In September, the European Commission, the executive arm of the European Union, launched an investigation into subsidies given to electric vehicle makers in China.
Meanwhile the U.S. is trying to boost its own domestic EV sector through the Inflation Reduction Act, with an aim of keeping out Chinese competitors.
“Initiatives like the IRA and the EU anti-subsidy probe aim to impede China’s progress in these markets,” Rhodium’s Sebastian said.
“To ensure sustained growth, BYD is proactively addressing these political hurdles, as seen in its recent investment in an EV plant in Hungary, underscoring its commitment to global expansion.”
The battle between Tesla and BYD — the world’s two biggest EV makers — is set to continue. Sino Auto Insights’ Le said he beleives that BYD still hasn’t “reached max potential.”
“Most automotive companies for the longest time didn’t take them seriously. That’s where part of their journey mirrors Tesla’s because people didn’t take Tesla seriously in the early days either,” Le said.
As for Tesla, the company is facing stiffer competition in 2024 with Chinese competitors launching more models and traditional automakers trying to catch up in the EV race.
Daniel Roeska, senior research analyst at Bernstein Research, told CNBC that there isn’t a big driver of sales volumes in Tesla’s car portfolio in the coming months. BYD on the other hand could see faster growth.

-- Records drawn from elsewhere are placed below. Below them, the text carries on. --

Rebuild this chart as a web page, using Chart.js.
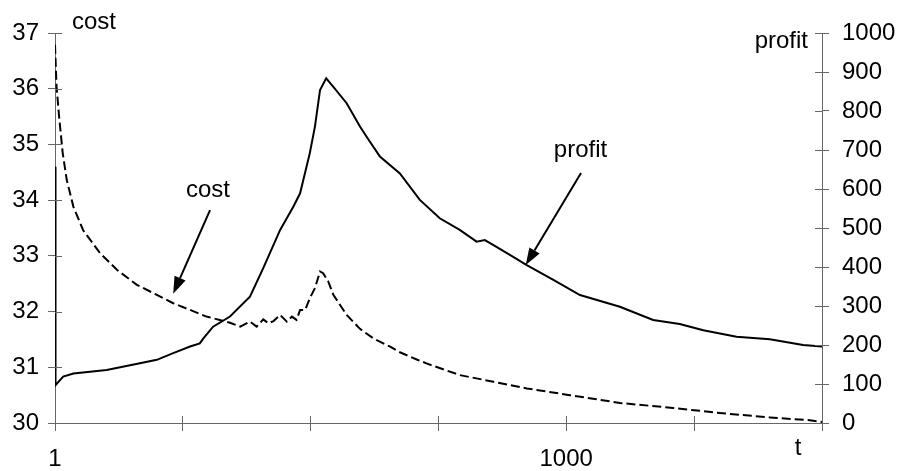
<!DOCTYPE html>
<html>
<head>
<meta charset="utf-8">
<script src="https://cdn.jsdelivr.net/npm/chart.js@4.4.0/dist/chart.umd.min.js"></script>
<style>
html, body { margin: 0; padding: 0; background: #fff; }
#wrap { width: 900px; height: 471px; }
</style>
</head>
<body>
<div id="wrap"><canvas id="chart_cost"></canvas></div>
<script>
// cost (left axis), dashed
var cost_t = [1, 4, 9, 16, 24, 37, 56, 89, 122, 161, 200, 232, 265, 297, 323, 343, 363, 382, 395, 408, 418, 428, 441, 454, 464, 473, 480, 490, 499, 509, 519, 525, 535, 545, 571, 597, 623, 656, 675, 708, 727, 792, 858, 923, 1007, 1105, 1209, 1300, 1398, 1476, 1500]
var cost_v = [36.79, 36.04, 35.50, 34.85, 34.36, 33.88, 33.46, 33.05, 32.75, 32.48, 32.30, 32.15, 32.03, 31.91, 31.85, 31.80, 31.73, 31.82, 31.73, 31.86, 31.79, 31.83, 31.94, 31.82, 31.91, 31.85, 32.03, 32.03, 32.24, 32.42, 32.72, 32.69, 32.54, 32.30, 31.94, 31.69, 31.52, 31.37, 31.27, 31.14, 31.07, 30.86, 30.74, 30.62, 30.50, 30.36, 30.27, 30.18, 30.10, 30.05, 30.02]

// profit (right axis), solid
var profit_t = [1, 2, 17, 37, 102, 167, 200, 232, 265, 284, 291, 310, 343, 382, 408, 441, 467, 480, 499, 509, 519, 531, 545, 571, 597, 610, 636, 675, 714, 753, 792, 825, 841, 858, 890, 923, 975, 1027, 1105, 1170, 1222, 1268, 1333, 1398, 1463, 1500]
var profit_v = [657, 97, 119, 127, 136, 153, 162, 179, 196, 204, 217, 247, 273, 324, 397, 495, 555, 589, 692, 760, 854, 884, 862, 820, 760, 734, 683, 640, 572, 525, 495, 465, 469, 456, 431, 405, 367, 328, 298, 264, 254, 238, 221, 215, 200, 196]

var x_ticks = [1, 250, 500, 750, 1000, 1250, 1500]
var x_labels = ['1', '1000']

var axis_color = '#666666'
var font_family = "'Liberation Sans', Arial, sans-serif"
var font_size = 24

function to_points(xs, ys) {
    return xs.map((x, i) => {
        return { x: x, y: ys[i] }
    })
}

function draw_arrow(ctx, x0, y0, x1, y1) {
    var ang = Math.atan2(y1 - y0, x1 - x0)
    var head = 17
    var half = 6
    var bx = x1 - head * Math.cos(ang)
    var by = y1 - head * Math.sin(ang)
    ctx.beginPath()
    ctx.moveTo(x0, y0)
    ctx.lineTo(bx, by)
    ctx.stroke()
    ctx.beginPath()
    ctx.moveTo(x1, y1)
    ctx.lineTo(bx + half * Math.sin(ang), by - half * Math.cos(ang))
    ctx.lineTo(bx - half * Math.sin(ang), by + half * Math.cos(ang))
    ctx.closePath()
    ctx.fill()
}

// ticks crossing the axes + text notes
var extras = {
    id: 'extras',
    afterDraw: function (chart) {
        var ctx = chart.ctx
        var area = chart.chartArea
        var sx = chart.scales.x
        var sc = chart.scales.cost
        var sp = chart.scales.profit
        ctx.save()
        ctx.strokeStyle = axis_color
        ctx.lineWidth = 1
        ctx.beginPath()
        sx.ticks.forEach(function (tick, i) {
            var px = Math.round(sx.getPixelForTick(i)) + 0.5
            ctx.moveTo(px, area.bottom)
            ctx.lineTo(px, area.bottom - 7)
        })
        sc.ticks.forEach(function (tick, i) {
            var py = Math.round(sc.getPixelForTick(i)) + 0.5
            ctx.moveTo(area.left, py)
            ctx.lineTo(area.left + 7, py)
        })
        sp.ticks.forEach(function (tick, i) {
            var py = Math.round(sp.getPixelForTick(i)) + 0.5
            ctx.moveTo(area.right, py)
            ctx.lineTo(area.right - 7, py)
        })
        ctx.stroke()

        ctx.fillStyle = '#000'
        ctx.font = font_size + 'px ' + font_family
        ctx.textBaseline = 'alphabetic'
        ctx.textAlign = 'left'
        ctx.fillText('cost', area.left + 17, 29)
        ctx.textAlign = 'right'
        ctx.fillText('profit', area.right - 14, 48)
        ctx.textAlign = 'center'
        ctx.fillText('t', area.right - 24, 455)

        // notes with arrows
        ctx.strokeStyle = '#000'
        ctx.lineWidth = 2
        ctx.fillText('cost', sx.getPixelForValue(300), 197)
        draw_arrow(ctx, sx.getPixelForValue(304), sc.getPixelForValue(33.82),
            sx.getPixelForValue(232), sc.getPixelForValue(32.32))
        ctx.fillText('profit', sx.getPixelForValue(1028), 157)
        draw_arrow(ctx, sx.getPixelForValue(1029), sp.getPixelForValue(641),
            sx.getPixelForValue(921), sp.getPixelForValue(405))
        ctx.restore()
    }
}

var chart_main = new Chart(document.getElementById('chart_cost'), {
    type: 'line',
    data: {
        datasets: [
            {
                label: 'cost',
                yAxisID: 'cost',
                data: to_points(cost_t, cost_v),
                borderColor: '#000',
                borderWidth: 2,
                borderDash: [9, 4],
                pointRadius: 0,
                tension: 0,
                fill: false
            },
            {
                label: 'profit',
                yAxisID: 'profit',
                data: to_points(profit_t, profit_v),
                borderColor: '#000',
                borderWidth: 2,
                pointRadius: 0,
                tension: 0,
                fill: false
            }
        ]
    },
    options: {
        responsive: true,
        maintainAspectRatio: false,
        animation: false,
        layout: {
            padding: { top: 33, left: 0, right: 0, bottom: 0 }
        },
        scales: {
            x: {
                type: 'linear',
                min: 1,
                max: 1500,
                afterBuildTicks: function (scale) {
                    scale.ticks = x_ticks.map((v) => {
                        return { value: v }
                    })
                },
                afterFit: function (scale) {
                    scale.height = 48
                },
                border: { display: true, color: axis_color, width: 1 },
                grid: { drawOnChartArea: false, drawTicks: true, tickLength: 8, color: axis_color },
                ticks: {
                    autoSkip: false,
                    maxRotation: 0,
                    padding: 14,
                    color: '#000',
                    font: { family: font_family, size: font_size },
                    callback: function (value) {
                        return x_labels.indexOf(String(value)) >= 0 ? String(value) : ''
                    }
                }
            },
            cost: {
                type: 'linear',
                position: 'left',
                min: 30,
                max: 37,
                afterFit: function (scale) {
                    scale.width = 55
                },
                border: { display: true, color: axis_color, width: 1 },
                grid: { drawOnChartArea: false, drawTicks: true, tickLength: 7, color: axis_color },
                ticks: {
                    stepSize: 1,
                    padding: 9,
                    color: '#000',
                    font: { family: font_family, size: font_size },
                    callback: function (value) {
                        return String(value)
                    }
                }
            },
            profit: {
                type: 'linear',
                position: 'right',
                min: 0,
                max: 1000,
                afterFit: function (scale) {
                    scale.width = 78
                },
                border: { display: true, color: axis_color, width: 1 },
                grid: { drawOnChartArea: false, drawTicks: true, tickLength: 7, color: axis_color },
                ticks: {
                    stepSize: 100,
                    padding: 13,
                    color: '#000',
                    font: { family: font_family, size: font_size },
                    callback: function (value) {
                        return String(value)
                    }
                }
            }
        },
        plugins: {
            legend: { display: false },
            tooltip: { enabled: false },
            title: { display: false }
        }
    },
    plugins: [extras]
})
</script>
</body>
</html>
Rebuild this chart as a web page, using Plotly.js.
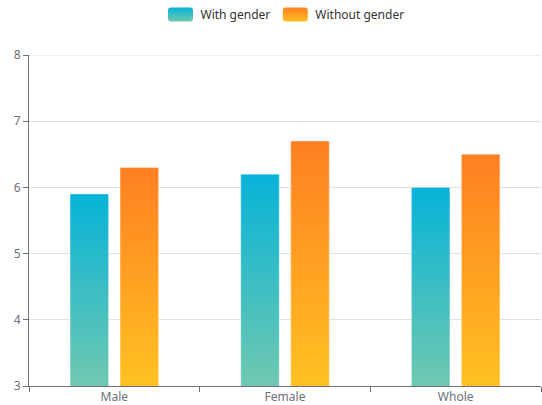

“BYD quite to the contrary is really pushing the pedal to the metal … by accelerating growth in Europe and other overseas markets. And so there is a lot more growth in the BYD story in the next 12 to 24 months for sure,” Roeska said.
Tesla’s Musk has recognized that he shouldn’t have taken BYD lightly. In a comment posted in X in response to a video of his 2011 Bloomberg interview, Musk said: “That was many years ago. Their cars are highly competitive these days.”